Great deal on a bottom round roast so I seasoned it with a pack of Italian salad dressing mix and let it set for a few hours.  Overnight would have been better but this was another out shopping and get a good deal on meat so decide to smoke it kind of things.



I threw it in the smoker at about 225 over semi-heavy hickory for 2 hours.  I also sliced some onions and placed them in a foil pan with about 2 cups beef broth underneath to catch any drippings and gather smoke flavor in the juice and onions.



While it was nearing the end of the 2 hours I boiled 3 cups beef broth (I like a lot of juice to dip in so I add 3 cups) with 2 packs of Italian dressing mix 1T pepper (I like a lot of pepper but you could go lighter) 2t oregano, 1t basil, 1t garlic powder, 1/2t salt and one bay leaf.



Pulled the meat off and tossed it in the slow cooker with smoked juices and beef broth mixture.  Set the onions aside to use later.  Set on low and cooked for 6 hours, 5 probably would have been better.



Sliced it up and it seemed dry but that isn't a real concern with this recipe just as long as it shreds easily, and it did.




Threw the onions back with the meat and back into the crockpot.  



Let it cool enough to where I could put the crockpot in the fridge and cool overnight.  The next day I skimmed the fat off the top, reheated and served on a roll with provolone, some of the smoked onions and hot peppers.  And of course some juice for dipping.

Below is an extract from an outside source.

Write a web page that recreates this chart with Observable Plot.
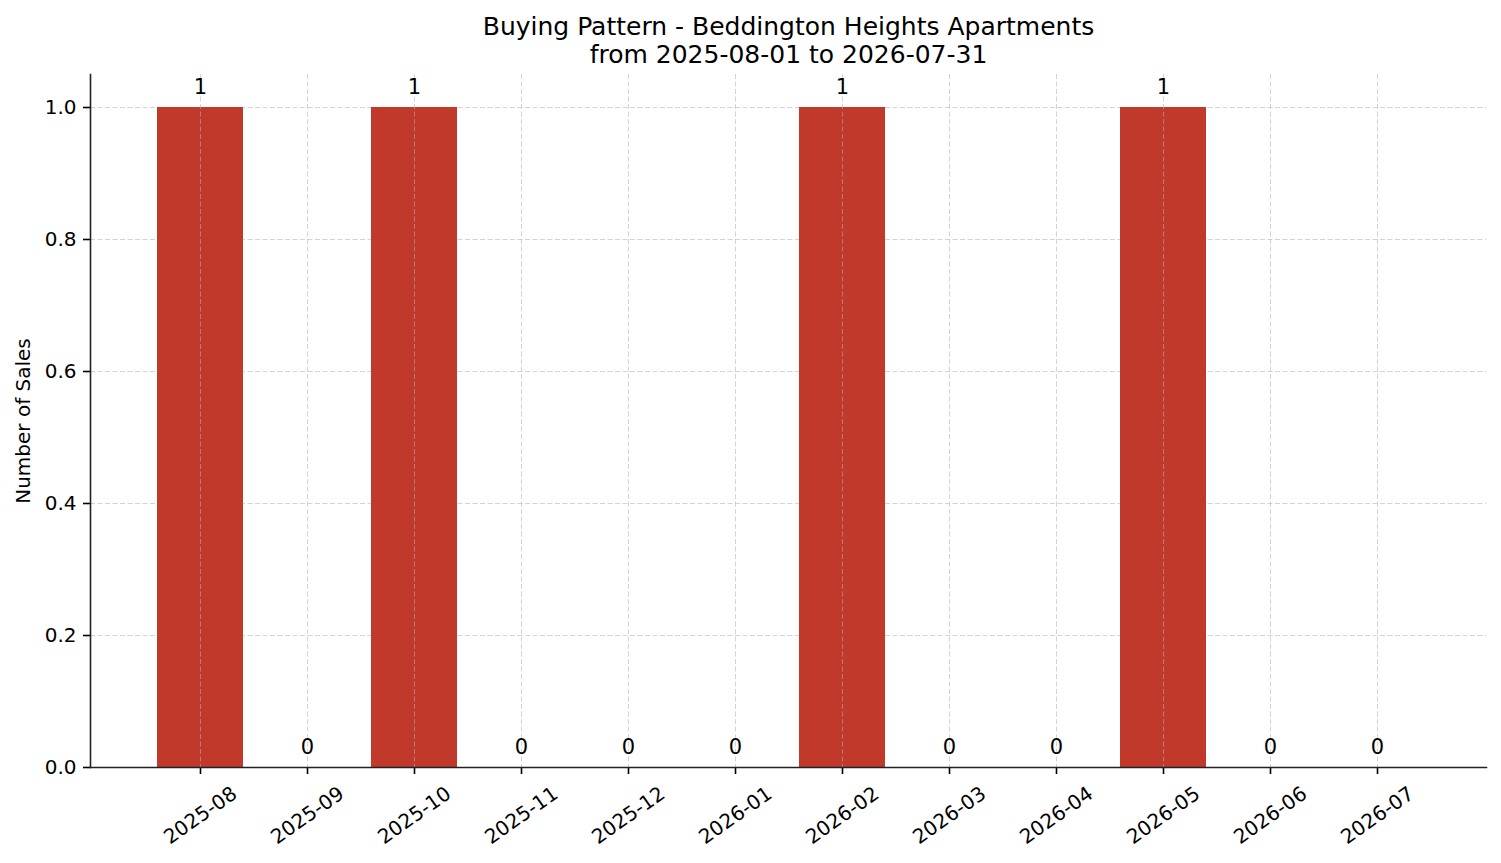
<!DOCTYPE html>
<html>
<head>
<meta charset="utf-8">
<script src="https://cdn.jsdelivr.net/npm/d3@7"></script>
<script src="https://cdn.jsdelivr.net/npm/@observablehq/plot@0.6"></script>
<style>
  body { margin: 0; background: #fff; font-family: "DejaVu Sans", sans-serif; }
  #title { width: 1501px; height: 70px; box-sizing: border-box; padding-top: 13px; text-align: center;
           font-size: 25px; line-height: 28px; color: #000; padding-left: 76px; }
  svg { display: block; }
</style>
</head>
<body>
<div id="title">Buying Pattern - Beddington Heights Apartments<br>from 2025-08-01 to 2026-07-31</div>
<div id="chart"></div>
<script>
const months = ["2025-08","2025-09","2025-10","2025-11","2025-12","2026-01","2026-02","2026-03","2026-04","2026-05","2026-06","2026-07"];
const sales = [1,0,1,0,0,0,1,0,0,1,0,0];
const yTicks = [0, 0.2, 0.4, 0.6, 0.8, 1.0];

const data = months.map((m, i) => ({month: m, sales: sales[i]}));
const gridStyle = {stroke: "#b0b0b0", strokeOpacity: 0.55, strokeWidth: 1, strokeDasharray: "5,2.5"};

const plot = Plot.plot({
  width: 1501,
  height: 793,
  marginLeft: 90,
  marginRight: 15,
  marginTop: 4,
  marginBottom: 96,
  style: {fontFamily: "DejaVu Sans", fontSize: "20px", color: "#000", background: "#fff"},
  x: {domain: months, paddingInner: 0.2, paddingOuter: 0.6, align: 0.5},
  y: {domain: [0, 1.05]},
  marks: [
    Plot.gridY(yTicks, {...gridStyle}),
    Plot.barY(data, {x: "month", y: "sales", fill: "#c0392b"}),
    Plot.gridX(months, {...gridStyle}),
    Plot.text(data, {x: "month", y: "sales", text: d => String(d.sales), dy: -14, lineAnchor: "bottom", fontSize: 21, fill: "#000"}),
    Plot.axisY(yTicks, {tickFormat: d3.format(".1f"), tickSize: 7, tickPadding: 7, label: null, strokeWidth: 1.6, fontSize: 20}),
    Plot.axisX({ticks: months, tickSize: 7, tickFormat: () => "", label: null, strokeWidth: 1.6}),
    Plot.text(months, {x: d => d, frameAnchor: "bottom", dy: 48, rotate: -35, textAnchor: "middle", lineAnchor: "middle", text: d => d, fontSize: 20, fill: "#000"}),
    Plot.frame({anchor: "left", stroke: "#222", strokeWidth: 1.6}),
    Plot.frame({anchor: "bottom", stroke: "#222", strokeWidth: 1.6}),
    Plot.text(["Number of Sales"], {frameAnchor: "left", dx: -67, rotate: -90, textAnchor: "middle", lineAnchor: "middle", fontSize: 20, fill: "#000"})
  ]
});
document.getElementById("chart").appendChild(plot);
</script>
</body>
</html>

It was so tender and delicious.  I will never make it in a slow cooker without smoking again.  The meat had a nice smoke flavor and the broth had a really nice smoke flavor throughout.  I want to drink it in the morning.  Like drinking coffee but tastes like a nice hot cup o' smoked goodness.

I hope you enjoy looking at my post even half as much as I enjoyed making, and eating it.


----------



## creative rock (May 12, 2009)

I like the looks and sounds of that. I like my crockpot, but never smoked then used it... It is a must do for me. Great Q-View!
	

	
	
		
		



		
			





Thanks for sharing
Matt
aka Rocky


----------



## ronp (May 12, 2009)

Nice! That's what I am having for dinner tonight.


----------



## richoso1 (May 12, 2009)

Congrats on some great looking Q.


----------



## DanMcG (May 12, 2009)

Wow that looks good! I never tried a Italian beef sammie before but it's on the top of my list now.


----------



## gypc (May 12, 2009)

Yum yum....good job and good idea. My wife makes'm great to the slow cooker but we've never thought of the combination!!!


----------



## rivet (May 12, 2009)

Very nicely done!


----------



## bassman (May 12, 2009)

Looks great!  Thanks for the Qview.


----------



## billbo (May 12, 2009)

Fantastic! Nice job on that!


----------



## the dude abides (May 13, 2009)

Great looking results.  Points! for the dedication.


----------



## grothe (May 13, 2009)

Real nice Fire.....like the looks of that sammie


----------



## porked (May 13, 2009)

Outstanding post, thanks.


----------



## smokin365 (May 14, 2009)

This is the best way in the world to make Ital Beef...IMHO


----------



## bbq engineer (May 14, 2009)

Hey Fire...

I'm diggin' your Italian Sammie...sweet post, 
	

	
	
		
		



		
		
	


	





for that one!


----------



## cajunsmoke13 (May 14, 2009)

Nice job Fire.  That looks awesome.


----------



## wutang (May 14, 2009)

Looks awesome. I could definately go for a couple of those sandwiches.


----------



## irishteabear (May 15, 2009)

Nice job!  
	

	
	
		
		



		
		
	


	





  I could go for one of those for breakfast.


----------



## farnsworth (May 15, 2009)

Looks very tasty - Love all the photos too!


----------



## chrisr27 (Dec 14, 2014)

I sure wish I knew how big that roast is.


----------